Set up a care plan meeting with appropriate facility contacts and providers. There may be simple things staff and other care providers can do to keep the problem from escalating. We have intervened in such cases as a client/family liaison many times. Years of experience (especially with “tough cases”) provide us with a battery of creative solutions. Many times this is not only a relief for the family but for the facility. We understand their perspective and limitations, while advocating for you.

Solutions might start with a medical, psychological, or physical evaluation. Medications, physical therapy, or some assistive technology might be needed. These changes could allow your loved one to remain in their current home longer.

We’ve found simple, creative solutions work in most cases. It might be a matter of a schedule adjustment. Or, providing a quiet, private space for Mom and her boyfriend to be intimate. There are also many products for solving various problems. Coming to the care plan meeting with solutions shows the facility you’re working with them. They may tell you they can’t do certain things. But, you can negotiate options and show your willingness to help.

Whether temporary or ongoing, a private caregiver commonly helps resolve many issues. They can provide support/extra care targeted to the concerns. If your loved one with Alzheimer’s gets restless after dinner, the caregiver can keep her busy and calm during those hours. Perhaps Dad needs someone to take him for walks and remind him to smoke outside when he tends to forget in the morning.

What To Do When It’s Too Late

If you’ve already received a 45-day notice (or, worse, an emergency eviction), you should still try to talk to the Administrator. We’ve intervened in some cases to find a resolution, or buy more time. If you have concerns about the way the situation’s been handled, you can contact the Ombudsman program.

Otherwise, the next step is figuring out where to move. Obviously, you want to make sure the next assisted living or nursing home can handle your loved one’s needs. It is essential to get an independent assessment. You may have some difficulty finding a good facility to take your loved one. A care manager can help you lay out the case. What’s been done to resolve or manage the problems? How is this facility a better fit?
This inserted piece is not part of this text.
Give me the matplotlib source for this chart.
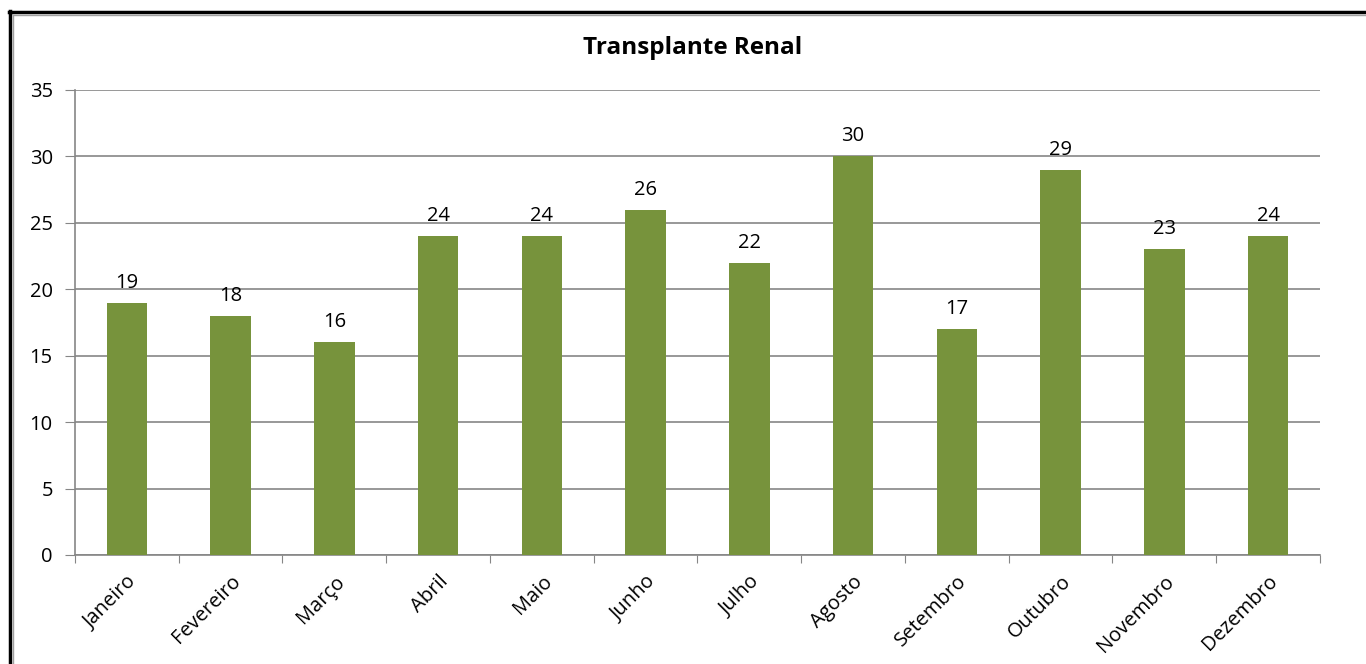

Next, it’s time to plan the move and ensure a smooth transition. This is a tough time in the best of circumstances. Make a plan. Get support. How can you keep your loved one calm and reassured during the move? In many cases, a family member or private caregiver should be with the client throughout the transition. You may want to hire a caregiver for a period of time to help with orienting to the new facility.

Start off on the right foot. Now’s the time to be extra cautious about checking in. Go back and revisit our early prevention advice above.